Nombre d'automobilistes québécois, en particulier dans la région de Montréal, ont eu la désagréable surprise de voir récemment le prix de l’essence franchir la barre symbolique du 1,50$ le litre. Un phénomène a priori d'autant plus curieux que les cours pétroliers demeurent en dessous des niveaux atteints lors de l'été 2008, où le prix à la pompe avait atteint des sommets historiques.
Faut-il blâmer la gourmandise des détaillants de stations-services? Non, pas vraiment, d'après une étude de Desjardins Études économiques signée par Mathieu D'Anjou, économiste principal. «Quand le prix a atteint 1,53$ le litre dans certaines stations-services de Montréal, il est vrai que certains détaillants avaient fait soudainement bondir leur marge par rapport au prix plancher à plus de 10¢ le litre. Mais de telles exagérations du côté des marges ne durent cependant jamais très longtemps, et le prix à la pompe est d'ailleurs rapidement redescendu à près de 1,45$ le litre», explique-t-il.
En fait, le principal déterminant du prix à la pompe est, comme toujours, le coût du pétrole brut. Ce dernier reflète la situation mondiale, non la situation locale. «Les troubles dans plusieurs pays du Moyen‑Orient (Lybie, Iran, etc.) ont limité la progression de l’offre mondiale de pétrole. Si l’on ajoute à cela les tensions importantes suscitées par l’Iran et la Russie, il n’est pas surprenant de voir que les prix internationaux du brut demeurent élevés», indique l'étude intitulée Plusieurs facteurs gonflent les prix de l'essence au Québec.
Le prix du pétrole qui influence aujourd'hui le prix de l’essence au Québec est le prix du pétrole Brent. Si ce pétrole-là demeure très cher d’un point de vue historique, aux environs de 110$ US le baril, il est significativement en dessous de son sommet de plus de 145$ US le baril atteint durant l’été 2008.
Pourquoi alors le prix de l’essence est-il aujourd'hui similaire à la pompe? Le coupable est facile à identifier : une différence marquante par rapport à 2008 est la forte augmentation des taxes sur le carburant au Québec. C'est que face à la détérioration des finances publiques découlant de la récession de 2008‑2009, le gouvernement du Québec a décrété quatre hausses consécutives de 1¢ le litre d’essence de la taxe d’accise provinciale.
La taxe pour financer le transport en commun dans la région de Montréal a également été augmentée de 1,50¢ le litre.
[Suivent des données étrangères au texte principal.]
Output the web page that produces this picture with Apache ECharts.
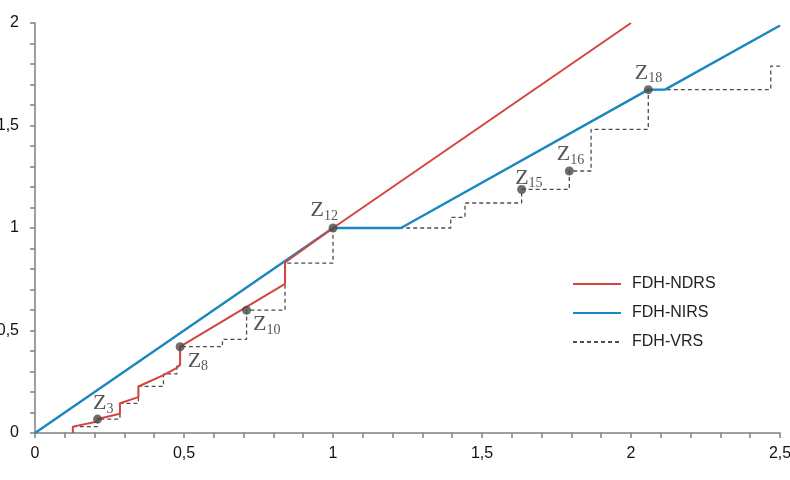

L’augmentation de 2% de la TVQ (taxe de vente du Québec) est aussi venue toucher directement les prix à la pompe. Un prix de 1,45$ le litre à Montréal reflète ainsi environ 51¢ de taxe aujourd’hui, comparativement à environ 43¢ en 2008. «Une différence notable», souligne l'étude.
Ce n'est pas tout. Des facteurs saisonniers entrent également en ligne de compte. «L’accélération de la demande d’essence à l’approche de la driving season, la fermeture temporaire de plusieurs raffineries et le passage à la production d’essence d’été tendent, année après année, à faire bondir les marges des raffineurs entre février et mai», explique M. D'Anjou.
En résumé, le retour des prix de l’essence près de sommets historiques reflète essentiellement :
> les prix du pétrole en dollars canadiens;
> la hausse des taxes sur les carburants;
> des facteurs saisonniers.
Maintenant, une question saute aux yeux : ces facteurs-là vont-ils faire en sorte que le prix de l'essence va demeurer élevé au cours des prochains mois?
La bonne nouvelle du jour, c'est que les facteurs saisonniers qui gonflent actuellement les marges des raffineurs devraient bientôt se renverser. «Cela pourrait enlever quelques cents le litre aux prix de l’essence au cours des prochains mois», affirme l'étude. Et de nuancer : «Cela étant, rien n’annonce un soulagement du côté des taxes sur l’essence».
Autre bémol : les prix du brut en dollars canadiens. «Nos scénarios tablent sur une légère baisse des cours pétroliers au cours des prochains mois, suivie d’une convergence graduelle des prix du Brent et du WTI (West Texas Intermediate) vers 100 $ US le baril. Quant au dollar canadien, il devrait remonter légèrement pour atteindre 0,925 $ US à la fin de 2014, ce qui pourrait aussi réduire légèrement les prix de l’essence», dit M. D'Anjou.
Autrement dit, le répit devrait être limité pour les automobilistes. «Le prix de l’essence à Montréal ne devrait pas descendre durablement en dessous de 1,35 $ le litre. Car dans le contexte de taxation très élevée qui caractérise le marché québécois, il faudrait un véritable effondrement des cours pétroliers pour espérer voir les prix de l’essence revenir à des niveaux que nous jugions normaux il y a une décennie», indique l'économiste principal de Desjardins.